- Born: 5 October 1972 (age 53) Sydney, Australia
- Other names: The Hippo Don Flamingo
- Nationality: Australian Croatian
- Height: 6 ft 3 in (1.91 m)
- Weight: 265 lb (120 kg; 18 st 13 lb)
- Division: Light heavyweight (205 lb) (2003–2006, 2007–2010, 2011–2016) Heavyweight (265 lb) (2006, 2010)
- Reach: 75 in (191 cm)
- Style: Brazilian Jiu-Jitsu
- Fighting out of: Sydney
- Team: Sinosic/Perosh Martial Arts
- Rank: 5th Degree Black Belt in Brazilian Jiu-Jitsu under Carlos Machado Black belt in Kempo Karate^{[citation needed]} Black prajied in Muay Thai
- Years active: 2003–2016 (MMA)

Mixed martial arts record
- Total: 25
- Wins: 15
- By knockout: 5
- By submission: 10
- Losses: 10
- By knockout: 7
- By decision: 3

Other information
- Mixed martial arts record from Sherdog

= Anthony Perosh =

Australian mixed martial arts fighter

Anthony Perosh (born 5 October 1972) is a retired Australian professional mixed martial artist who competed in the Light Heavyweight division of the Ultimate Fighting Championship.

==Background==
Perosh was born and raised in Sydney, Australia and is of Croatian descent, as both of his parents are Croatian immigrants. Perosh began training in martial arts while doing security work to help pay for college tuition.
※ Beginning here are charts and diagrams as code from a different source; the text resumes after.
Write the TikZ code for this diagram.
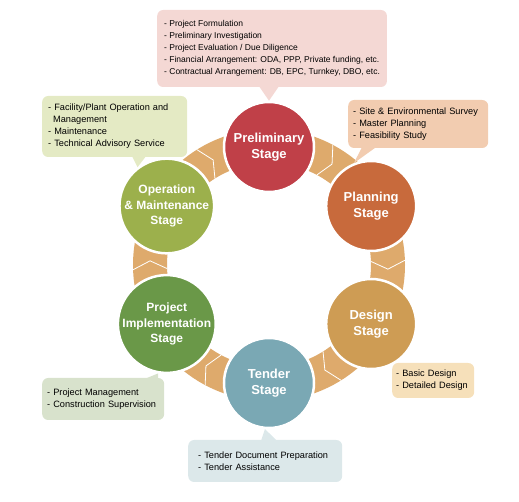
\documentclass[tikz,border=0pt]{standalone}
\usepackage{fontspec}
\setmainfont{Liberation Sans}
\usepackage{xcolor}
\usetikzlibrary{arrows.meta, positioning, calc}

\definecolor{bandcol}{RGB}{222,170,108}
\definecolor{prelimcol}{RGB}{192,64,72}
\definecolor{plancol}{RGB}{200,106,60}
\definecolor{designcol}{RGB}{206,156,84}
\definecolor{tendercol}{RGB}{122,168,180}
\definecolor{implcol}{RGB}{106,152,72}
\definecolor{opcol}{RGB}{156,176,76}
\definecolor{prelimnotecol}{RGB}{244,216,212}
\definecolor{plannotecol}{RGB}{242,204,176}
\definecolor{designnotecol}{RGB}{246,224,186}
\definecolor{tendernotecol}{RGB}{220,232,234}
\definecolor{implnotecol}{RGB}{216,226,204}
\definecolor{opnotecol}{RGB}{228,234,196}

\begin{document}
\begin{tikzpicture}[x=1pt, y=1pt,
  stage/.style={circle, draw=white, line width=2.5pt, inner sep=0pt, minimum size=90pt, text=white, align=center, font=\fontsize{13}{15.5}\selectfont\bfseries},
  smallstage/.style={stage, font=\fontsize{12}{15.5}\selectfont\bfseries},
  note/.style={rounded corners=6pt, anchor=west, inner xsep=5pt, inner ysep=0pt, align=left, font=\fontsize{9.2}{12}\selectfont},
  chev/.style={draw=white, line width=0.8pt}]
\useasboundingbox (-269,-237) rectangle (250,265);
% ring
\draw[bandcol, line width=34pt] (0,0) circle (119);
\foreach \g in {0,60,...,300}
  \draw[chev] (\g+2:102) -- (\g-2:119) -- (\g+2:136);
% stages
\node[stage, fill=prelimcol] (prelim) at (90:118) {Preliminary\\Stage};
\node[stage, fill=plancol] (plan) at (30:118) {Planning\\Stage};
\node[stage, fill=designcol] (design) at (-30:118) {Design\\Stage};
\node[stage, fill=tendercol] (tender) at (-90:118) {Tender\\Stage};
\node[smallstage, fill=implcol] (impl) at (-150:118) {Project\\Implementation\\Stage};
\node[smallstage, fill=opcol] (op) at (150:118) {Operation\\\& Maintenance\\Stage};
% notes
\node[note, fill=prelimnotecol, minimum height=77pt, inner xsep=7pt, font=\fontsize{8.5}{12}\selectfont] (prelimnote) at (-112,216.5) {- Project Formulation\\- Preliminary Investigation\\- Project Evaluation / Due Diligence\\- Financial Arrangement: ODA, PPP, Private funding, etc.\\- Contractual Arrangement: DB, EPC, Turnkey, DBO, etc.};
\node[note, fill=plannotecol, minimum height=48pt, text width=130pt] (plannote) at (79,141) {- Site \& Environmental Survey\\- Master Planning\\- Feasibility Study};
\node[note, fill=designnotecol, minimum height=35pt, inner xsep=4pt, text width=74pt] (designnote) at (123,-115.5) {- Basic Design\\- Detailed Design};
\node[note, fill=tendernotecol, minimum height=42pt, inner xsep=10pt, text width=134pt] (tendernote) at (-81,-196) {- Tender Document Preparation\\- Tender Assistance};
\node[note, fill=implnotecol, minimum height=42pt, text width=112pt] (implnote) at (-227,-134) {- Project Management\\- Construction Supervision};
\node[note, fill=opnotecol, minimum height=61pt, inner xsep=6pt, text width=133pt] (opnote) at (-227,138.5) {- Facility/Plant Operation and\\\hspace{5pt}Management\\- Maintenance\\- Technical Advisory Service};
% tails
\fill[prelimnotecol] ($(prelimnote.south -| prelim)+(-10,1)$) -- (prelim.north) -- ($(prelimnote.south -| prelim)+(10,1)$) -- cycle;
\fill[plannotecol] ($(plannote.south west)+(14,1)$) -- (plan.112) -- ($(plannote.south west)+(28,1)$) -- cycle;
\fill[designnotecol] ($(designnote.north west)+(8,-1)$) -- (design.-58) -- ($(designnote.north west)+(22,-1)$) -- cycle;
\fill[tendernotecol] ($(tendernote.north -| tender)+(-8,-1)$) -- (tender.-95) -- ($(tendernote.north -| tender)+(8,-1)$) -- cycle;
\fill[implnotecol] ($(implnote.north west)+(103,-1)$) -- (impl.-100) -- ($(implnote.north west)+(116,-1)$) -- cycle;
\fill[opnotecol] ($(opnote.south west)+(90,1)$) -- (op.127) -- ($(opnote.south west)+(104,1)$) -- cycle;
\end{tikzpicture}
\end{document}
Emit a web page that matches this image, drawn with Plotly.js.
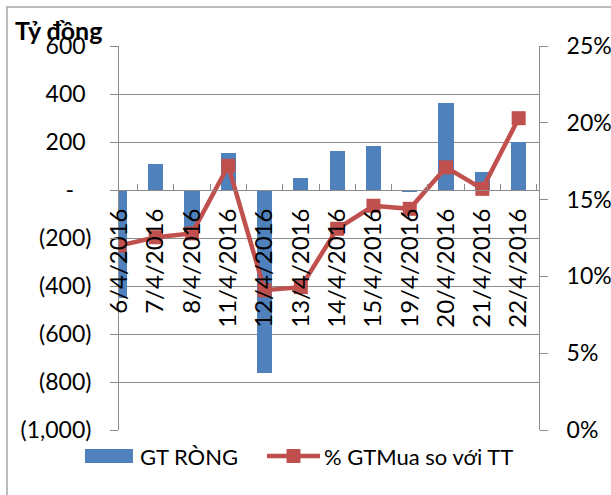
<!DOCTYPE html>
<html>
<head>
<meta charset="utf-8">
<script src="https://cdn.plot.ly/plotly-3.0.1.min.js"></script>
<style>
html,body{margin:0;padding:0;background:#fff;}
#chart{width:611px;height:495px;}
</style>
</head>
<body>
<div id="chart"></div>
<script>
// ---- data ----
var categories = ['6/4/2016','7/4/2016','8/4/2016','11/4/2016','12/4/2016','13/4/2016','14/4/2016','15/4/2016','19/4/2016','20/4/2016','21/4/2016','22/4/2016'];
var netValue = [-450, 108, -180, 154, -761, 50, 164, 185, -10, 363, 74, 201];
var buyShare = [0.120, 0.1255, 0.128, 0.172, 0.091, 0.093, 0.131, 0.146, 0.144, 0.171, 0.157, 0.203];
var leftTickVals = [-1000, -800, -600, -400, -200, 0, 200, 400, 600];
var leftTickText = ['(1,000)', '(800)', '(600)', '(400)', '(200)', '-\u2002\u2005', '200\u2005', '400\u2005', '600\u2005'];
var seriesNames = ['GT RÒNG', '% GTMua so với TT'];

var FONT = 'Lato, "Open Sans", sans-serif';
var BLUE = '#4F81BD', RED = '#C0504D', GRID = '#8c8c8c';

// plot area in pixels: x 119..539, y 46..430
var L = 119, R = 539, T = 46, B = 430;
function px(x){ return (x - L) / (R - L); }
function py(y){ return (B - y) / (B - T); }

var traces = [
  {
    type: 'bar', name: seriesNames[0], x: categories, y: netValue,
    marker: {color: BLUE}, width: 0.42, showlegend: false,
    xaxis: 'x', yaxis: 'y'
  },
  {
    type: 'scatter', mode: 'lines+markers', name: seriesNames[1], x: categories, y: buyShare,
    line: {color: RED, width: 4.5}, marker: {symbol: 'square', size: 14, color: RED},
    showlegend: false, xaxis: 'x', yaxis: 'y2'
  }
];

var layout = {
  width: 611, height: 495,
  margin: {l: L, r: 611 - R, t: T, b: 495 - B, pad: 0},
  paper_bgcolor: '#fff', plot_bgcolor: '#fff',
  font: {family: FONT, size: 22, color: '#000'},
  showlegend: false,
  bargap: 0,
  xaxis: {
    type: 'category', range: [-0.01, 11.56],
    anchor: 'free', position: 0.625,
    showline: true, linecolor: GRID, linewidth: 1,
    ticks: 'inside', ticklen: 6, tickcolor: GRID, tickson: 'boundaries',
    tickangle: -90, tickfont: {family: FONT, size: 24, color: '#000'},
    ticklabelstandoff: 8,
    showgrid: false, zeroline: false, fixedrange: true
  },
  yaxis: {
    range: [-1000, 600], tickvals: leftTickVals, ticktext: leftTickText,
    showline: true, linecolor: GRID, linewidth: 1,
    ticks: 'outside', ticklen: 8, tickcolor: GRID,
    showgrid: true, gridcolor: GRID, gridwidth: 1, zeroline: false,
    tickfont: {family: FONT, size: 23, color: '#000'},
    ticklabelstandoff: 14, fixedrange: true
  },
  yaxis2: {
    range: [0, 0.25], dtick: 0.05, tickformat: '.0%', overlaying: 'y', side: 'right',
    showline: true, linecolor: GRID, linewidth: 1,
    ticks: 'outside', ticklen: 8, tickcolor: GRID,
    showgrid: false, zeroline: false,
    tickfont: {family: FONT, size: 23, color: '#000'},
    ticklabelstandoff: 14, fixedrange: true
  },
  shapes: [
    // outer chart frame (top and left edges visible)
    {type: 'path', xref: 'paper', yref: 'paper',
     path: 'M ' + px(7) + ',' + py(497) + ' L ' + px(7) + ',' + py(7) + ' L ' + px(613) + ',' + py(7),
     line: {color: '#a6a6a6', width: 1.5}},
    // legend: bar swatch
    {type: 'rect', xref: 'paper', yref: 'paper',
     x0: px(85), x1: px(133), y0: py(463), y1: py(449),
     fillcolor: BLUE, line: {width: 0}},
    // legend: line swatch
    {type: 'line', xref: 'paper', yref: 'paper',
     x0: px(267), x1: px(320), y0: py(456), y1: py(456),
     line: {color: RED, width: 4.5}},
    {type: 'rect', xref: 'paper', yref: 'paper',
     x0: px(286.5), x1: px(300.5), y0: py(463), y1: py(449),
     fillcolor: RED, line: {width: 0}}
  ],
  annotations: [
    {text: '<b>Tỷ đồng</b>', xref: 'paper', yref: 'paper', x: px(13), y: py(30),
     xanchor: 'left', yanchor: 'middle', showarrow: false,
     font: {family: FONT, size: 25, color: '#000'}},
    {text: seriesNames[0], xref: 'paper', yref: 'paper', x: px(138), y: py(456),
     xanchor: 'left', yanchor: 'middle', showarrow: false,
     font: {family: FONT, size: 22, color: '#000'}},
    {text: seriesNames[1], xref: 'paper', yref: 'paper', x: px(322), y: py(456),
     xanchor: 'left', yanchor: 'middle', showarrow: false,
     font: {family: FONT, size: 22, color: '#000'}}
  ]
};

Plotly.newPlot('chart', traces, layout, {staticPlot: true, displayModeBar: false});
</script>
</body>
</html>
The training would help him in working security and he began his training in 1995 with Paul Zadro, when he was 23 years old. This original training was in Kempo Karate and Muay Thai, before he learned about Brazilian jiu-jitsu. In 1997 Perosh moved to Dallas, Texas to train with Carlos Machado (A World BJJ Champion) for over two years.

In 2003, Machado presented Perosh with a black belt in Machado Brazilian jiu-jitsu. Perosh is now a fifth-degree black belt in Brazilian jiu-jitsu, still under Machado. Perosh trained to compete in mixed martial arts after he received his black belt when he was 31 years old.

==Mixed martial arts career==

===Early career===
Perosh made his professional mixed martial arts debut on 29 November 2003 defeating Api Hemara by first-round rear-naked choke submission. Perosh went on to fight two more times that night, winning both bouts by submission. He was invited to the UFC after compiling a 5–1 record with his only loss coming to 11–0 Sam Nest, by the way of decision.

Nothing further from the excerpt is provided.